• **Given instruction**: Repeat the listing that follows, character for character, minus the pictures.

★ ★ ★ ★ ★

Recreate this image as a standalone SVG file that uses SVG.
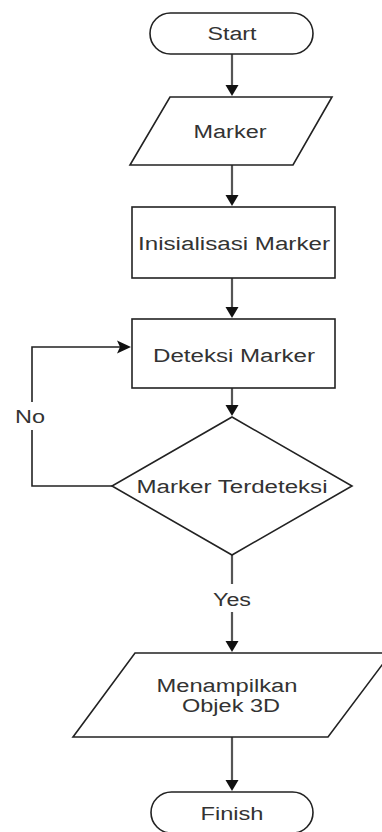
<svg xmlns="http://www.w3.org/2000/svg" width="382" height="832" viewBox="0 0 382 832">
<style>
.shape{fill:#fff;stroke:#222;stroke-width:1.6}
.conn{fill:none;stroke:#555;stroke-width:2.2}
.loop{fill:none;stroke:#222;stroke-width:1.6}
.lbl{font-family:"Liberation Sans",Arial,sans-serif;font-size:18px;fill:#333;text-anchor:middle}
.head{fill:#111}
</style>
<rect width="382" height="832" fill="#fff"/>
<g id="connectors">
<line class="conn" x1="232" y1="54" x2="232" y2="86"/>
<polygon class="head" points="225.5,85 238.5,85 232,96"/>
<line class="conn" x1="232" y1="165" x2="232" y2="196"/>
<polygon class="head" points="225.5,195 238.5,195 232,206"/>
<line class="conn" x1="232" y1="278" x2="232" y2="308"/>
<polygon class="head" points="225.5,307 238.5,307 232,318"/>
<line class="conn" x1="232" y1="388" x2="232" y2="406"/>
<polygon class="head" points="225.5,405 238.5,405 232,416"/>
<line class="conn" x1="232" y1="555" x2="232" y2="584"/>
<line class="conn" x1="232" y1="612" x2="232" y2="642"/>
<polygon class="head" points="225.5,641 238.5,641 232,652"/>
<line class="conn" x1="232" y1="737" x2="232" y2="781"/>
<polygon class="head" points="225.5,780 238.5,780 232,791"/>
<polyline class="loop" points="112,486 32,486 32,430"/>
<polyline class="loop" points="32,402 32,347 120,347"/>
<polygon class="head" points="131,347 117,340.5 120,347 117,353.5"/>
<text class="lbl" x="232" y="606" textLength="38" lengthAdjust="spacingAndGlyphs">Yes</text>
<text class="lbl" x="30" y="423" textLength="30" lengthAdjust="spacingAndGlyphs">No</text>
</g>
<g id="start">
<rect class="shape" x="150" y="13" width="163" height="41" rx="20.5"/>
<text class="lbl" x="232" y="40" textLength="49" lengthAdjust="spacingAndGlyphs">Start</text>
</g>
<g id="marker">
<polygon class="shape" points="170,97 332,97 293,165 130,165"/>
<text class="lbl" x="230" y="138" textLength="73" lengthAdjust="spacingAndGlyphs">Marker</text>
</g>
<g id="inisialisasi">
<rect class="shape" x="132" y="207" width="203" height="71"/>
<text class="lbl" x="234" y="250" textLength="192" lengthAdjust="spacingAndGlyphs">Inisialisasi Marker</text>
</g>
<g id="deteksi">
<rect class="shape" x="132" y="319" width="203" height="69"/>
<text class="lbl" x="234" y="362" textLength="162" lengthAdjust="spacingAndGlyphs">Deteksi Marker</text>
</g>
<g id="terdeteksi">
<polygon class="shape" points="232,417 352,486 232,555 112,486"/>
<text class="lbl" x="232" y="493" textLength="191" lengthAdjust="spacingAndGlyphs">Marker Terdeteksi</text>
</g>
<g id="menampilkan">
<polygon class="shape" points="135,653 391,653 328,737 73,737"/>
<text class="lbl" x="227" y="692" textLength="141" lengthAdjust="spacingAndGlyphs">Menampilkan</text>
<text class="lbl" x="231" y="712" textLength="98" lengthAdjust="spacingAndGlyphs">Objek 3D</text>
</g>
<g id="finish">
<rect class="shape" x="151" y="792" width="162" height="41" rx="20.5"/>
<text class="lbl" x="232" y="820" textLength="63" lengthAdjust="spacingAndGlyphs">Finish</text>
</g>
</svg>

★ ★ ★ ★ ★

• **Written answer**:
Recreate this image as a standalone SVG file that uses SVG.
<svg xmlns="http://www.w3.org/2000/svg" width="382" height="832" viewBox="0 0 382 832">
<style>
.shape{fill:#fff;stroke:#222;stroke-width:1.6}
.conn{fill:none;stroke:#555;stroke-width:2.2}
.loop{fill:none;stroke:#222;stroke-width:1.6}
.lbl{font-family:"Liberation Sans",Arial,sans-serif;font-size:18px;fill:#333;text-anchor:middle}
.head{fill:#111}
</style>
<rect width="382" height="832" fill="#fff"/>
<g id="connectors">
<line class="conn" x1="232" y1="54" x2="232" y2="86"/>
<polygon class="head" points="225.5,85 238.5,85 232,96"/>
<line class="conn" x1="232" y1="165" x2="232" y2="196"/>
<polygon class="head" points="225.5,195 238.5,195 232,206"/>
<line class="conn" x1="232" y1="278" x2="232" y2="308"/>
<polygon class="head" points="225.5,307 238.5,307 232,318"/>
<line class="conn" x1="232" y1="388" x2="232" y2="406"/>
<polygon class="head" points="225.5,405 238.5,405 232,416"/>
<line class="conn" x1="232" y1="555" x2="232" y2="584"/>
<line class="conn" x1="232" y1="612" x2="232" y2="642"/>
<polygon class="head" points="225.5,641 238.5,641 232,652"/>
<line class="conn" x1="232" y1="737" x2="232" y2="781"/>
<polygon class="head" points="225.5,780 238.5,780 232,791"/>
<polyline class="loop" points="112,486 32,486 32,430"/>
<polyline class="loop" points="32,402 32,347 120,347"/>
<polygon class="head" points="131,347 117,340.5 120,347 117,353.5"/>
<text class="lbl" x="232" y="606" textLength="38" lengthAdjust="spacingAndGlyphs">Yes</text>
<text class="lbl" x="30" y="423" textLength="30" lengthAdjust="spacingAndGlyphs">No</text>
</g>
<g id="start">
<rect class="shape" x="150" y="13" width="163" height="41" rx="20.5"/>
<text class="lbl" x="232" y="40" textLength="49" lengthAdjust="spacingAndGlyphs">Start</text>
</g>
<g id="marker">
<polygon class="shape" points="170,97 332,97 293,165 130,165"/>
<text class="lbl" x="230" y="138" textLength="73" lengthAdjust="spacingAndGlyphs">Marker</text>
</g>
<g id="inisialisasi">
<rect class="shape" x="132" y="207" width="203" height="71"/>
<text class="lbl" x="234" y="250" textLength="192" lengthAdjust="spacingAndGlyphs">Inisialisasi Marker</text>
</g>
<g id="deteksi">
<rect class="shape" x="132" y="319" width="203" height="69"/>
<text class="lbl" x="234" y="362" textLength="162" lengthAdjust="spacingAndGlyphs">Deteksi Marker</text>
</g>
<g id="terdeteksi">
<polygon class="shape" points="232,417 352,486 232,555 112,486"/>
<text class="lbl" x="232" y="493" textLength="191" lengthAdjust="spacingAndGlyphs">Marker Terdeteksi</text>
</g>
<g id="menampilkan">
<polygon class="shape" points="135,653 391,653 328,737 73,737"/>
<text class="lbl" x="227" y="692" textLength="141" lengthAdjust="spacingAndGlyphs">Menampilkan</text>
<text class="lbl" x="231" y="712" textLength="98" lengthAdjust="spacingAndGlyphs">Objek 3D</text>
</g>
<g id="finish">
<rect class="shape" x="151" y="792" width="162" height="41" rx="20.5"/>
<text class="lbl" x="232" y="820" textLength="63" lengthAdjust="spacingAndGlyphs">Finish</text>
</g>
</svg>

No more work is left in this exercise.